Um filme de 2021, Ouistreham, do francês Emmanuel Carrère, coloca um problema político interessante, apesar de este acabar por ficar ocultado sob uma questão moral. Em linhas gerais, trata-se da história de Marianne Winckler, uma escritora, que decide escrever sobre as pessoas que vivem de trabalhos precários, no caso, os serviços de limpeza. Disfarça-se de trabalhadora de higiene e passa a trabalhar na limpeza de um ferryboat que faz a ligação entre França e Inglaterra. Ela não só acompanha a sorte desses trabalhadores, como a vive na sua plenitude. Faz, inclusive, amizade com duas dessas trabalhadoras. O problema moral diz respeito ao facto dessas amigas se sentirem traídas ao descobrirem quem ela é. Não é, porém, a moral que me interessa.
O filme mostra a vida de pessoas que são, para muitos de nós, completamente invisíveis. Sob a crosta de comodidade na qual decorre parte significativa da existência escondem-se autênticos exércitos constituídos por pessoas que vivem muito longe dos níveis de comodidade das classes médias. A sua característica fundamental é a invisibilidade, mesmo quando estão perante os outros, estes não as vêem A esta invisibilidade corresponde um trabalho duríssimo. Os ritmos da limpeza de quartos, casas de banho, etc. são elevadíssimos e a penalização para atrasos pode ser drástica, o despedimento. Toda esta gente – e no filme os trabalhadores são quase todos franceses de origem, digamos assim, embora também existam imigrantes ou descendentes destes – vive vidas sem sentido, destituídas de qualquer fantasia, a não ser a de poder abandonar aquele tipo de existência. Onde está o problema político?

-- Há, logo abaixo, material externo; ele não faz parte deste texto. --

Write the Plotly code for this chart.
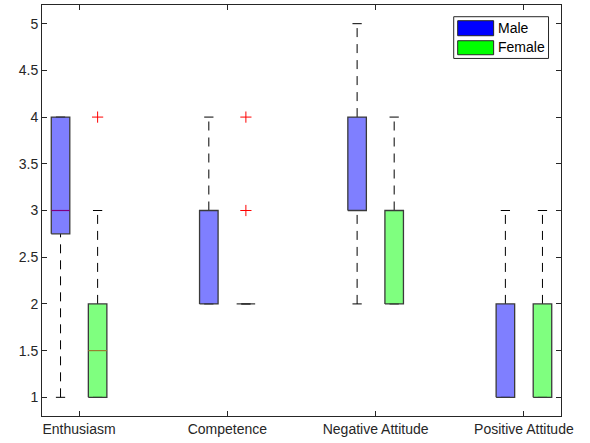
import plotly.graph_objects as go

categories = ["Enthusiasm", "Competence", "Negative Attitude", "Positive Attitude"]

# Male box statistics
male_low = [1, 2, 2, 1]
male_q1 = [2.75, 2, 3, 1]
male_med = [3, 2, 3, 1]
male_q3 = [4, 3, 4, 2]
male_high = [4, 4, 5, 3]
male_outliers = [[], [], [], []]

# Female box statistics
female_low = [1, 2, 2, 1]
female_q1 = [1, 2, 2, 1]
female_med = [1.5, 2, 2, 1]
female_q3 = [2, 2, 3, 2]
female_high = [3, 2, 4, 3]
female_outliers = [[4], [4, 3], [], []]

y_ticks = [1, 1.5, 2, 2.5, 3, 3.5, 4, 4.5, 5]
y_ticklabels = ["1", "1.5", "2", "2.5", "3", "3.5", "4", "4.5", "5"]

W, H = 590, 443
L, R, T, B = 41.5, 561.5, 5.3, 416
FONT = "Liberation Sans, Arial, sans-serif"
AX = "#262626"
EDGE = "#3a3a3a"

offset = 0.125
bw = 0.125
cap = bw / 2

fig = go.Figure()

groups = [
    ("Male", -offset, male_low, male_q1, male_med, male_q3, male_high, male_outliers,
     "rgba(0,0,255,0.5)", "#800080"),
    ("Female", offset, female_low, female_q1, female_med, female_q3, female_high, female_outliers,
     "rgba(0,255,0,0.5)", "#998030"),
]

for name, off, lo, q1, med, q3, hi, outl, fillc, medc in groups:
    wx, wy = [], []
    cx, cy = [], []
    mx, my = [], []
    ox, oy = [], []
    for i in range(len(categories)):
        p = i + 1 + off
        if hi[i] > q3[i]:
            wx += [p, p, None]
            wy += [q3[i], hi[i], None]
        if lo[i] < q1[i]:
            wx += [p, p, None]
            wy += [lo[i], q1[i], None]
        cx += [p - cap / 2, p + cap / 2, None, p - cap / 2, p + cap / 2, None]
        cy += [hi[i], hi[i], None, lo[i], lo[i], None]
        if q1[i] < med[i] < q3[i]:
            mx += [p - bw / 2, p + bw / 2, None]
            my += [med[i], med[i], None]
        for v in outl[i]:
            ox.append(p)
            oy.append(v)
    fig.add_trace(go.Scatter(x=wx, y=wy, mode="lines", showlegend=False, hoverinfo="skip",
                             line=dict(color="black", width=1, dash="9px,7px")))
    fig.add_trace(go.Scatter(x=cx, y=cy, mode="lines", showlegend=False, hoverinfo="skip",
                             line=dict(color="black", width=1)))
    for i in range(len(categories)):
        p = i + 1 + off
        fig.add_trace(go.Scatter(
            x=[p - bw / 2, p + bw / 2, p + bw / 2, p - bw / 2, p - bw / 2],
            y=[q1[i], q1[i], q3[i], q3[i], q1[i]],
            mode="lines", fill="toself", fillcolor=fillc,
            line=dict(color=EDGE, width=1.3), showlegend=False, name=name))
    if mx:
        fig.add_trace(go.Scatter(x=mx, y=my, mode="lines", showlegend=False, hoverinfo="skip",
                                 line=dict(color=medc, width=1.2)))
    if ox:
        fig.add_trace(go.Scatter(x=ox, y=oy, mode="markers", showlegend=False,
                                 marker=dict(symbol="cross-thin-open", size=8, color="red",
                                             line=dict(color="red", width=1))))


def px(x):
    return (x - L) / (R - L)


def py(y):
    return (B - y) / (B - T)


shapes = [
    dict(type="rect", xref="paper", yref="paper", x0=px(454), x1=px(549), y0=py(58.7), y1=py(17),
         line=dict(color=AX, width=1), fillcolor="white", layer="above"),
    dict(type="rect", xref="paper", yref="paper", x0=px(458), x1=px(494), y0=py(36), y1=py(21),
         line=dict(color=AX, width=1), fillcolor="#0000ff", layer="above"),
    dict(type="rect", xref="paper", yref="paper", x0=px(458), x1=px(494), y0=py(55), y1=py(41),
         line=dict(color=AX, width=1), fillcolor="#00ff00", layer="above"),
]
annotations = [
    dict(xref="paper", yref="paper", x=px(496), y=py(28.5), text="Male", showarrow=False,
         xanchor="left", yanchor="middle", font=dict(family=FONT, size=14, color="black")),
    dict(xref="paper", yref="paper", x=px(496), y=py(47.5), text="Female", showarrow=False,
         xanchor="left", yanchor="middle", font=dict(family=FONT, size=14, color="black")),
]

fig.update_layout(
    width=W, height=H,
    margin=dict(l=L, r=W - R, t=T, b=H - B, pad=0),
    paper_bgcolor="white", plot_bgcolor="white",
    showlegend=False,
    shapes=shapes, annotations=annotations,
    font=dict(family=FONT, size=14, color=AX),
    xaxis=dict(range=[0.75, 4.25], tickvals=[1, 2, 3, 4], ticktext=categories,
               showgrid=False, zeroline=False, showline=True, linecolor=AX, linewidth=1,
               mirror="ticks", ticks="inside", ticklen=5, tickcolor=AX,
               tickfont=dict(family=FONT, size=14, color=AX)),
    yaxis=dict(range=[0.8, 5.2], tickvals=y_ticks, ticktext=y_ticklabels,
               showgrid=False, zeroline=False, showline=True, linecolor=AX, linewidth=1,
               mirror="ticks", ticks="inside", ticklen=5, tickcolor=AX,
               tickfont=dict(family=FONT, size=14, color=AX)),
)

fig.write_html("out.html", config={"displayModeBar": False},
               post_script="document.body.style.margin='0px';")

Desde o século XIX até ao último quartel do século XX os trabalhadores reconheciam-se em determinados partidos políticos, os partidos sociais-democratas e os partidos comunistas, e possuíam, mais ou menos desenvolvida, aquilo que se denominava consciência de classe. Era esta que os orientava nas suas opções políticas e na própria vida. Ora, todos estes trabalhadores precários estão longe de possuírem uma consciência de classe e os velhos partidos operários implodiram ou abandonaram as causas originais. Estas pessoas invisíveis, como o filme mostra, têm sentimento da sua situação, mas este nem sequer é um sentimento de classe, mas de revolta contra o mundo que os deixa ali. São uma parte importante dos votos na extrema-direita e, se têm um sentimento político, é o de implodir o sistema democrático e liberal. O filme é francês, mas poderia ser realizado em Portugal ou em muitos países da União Europeia.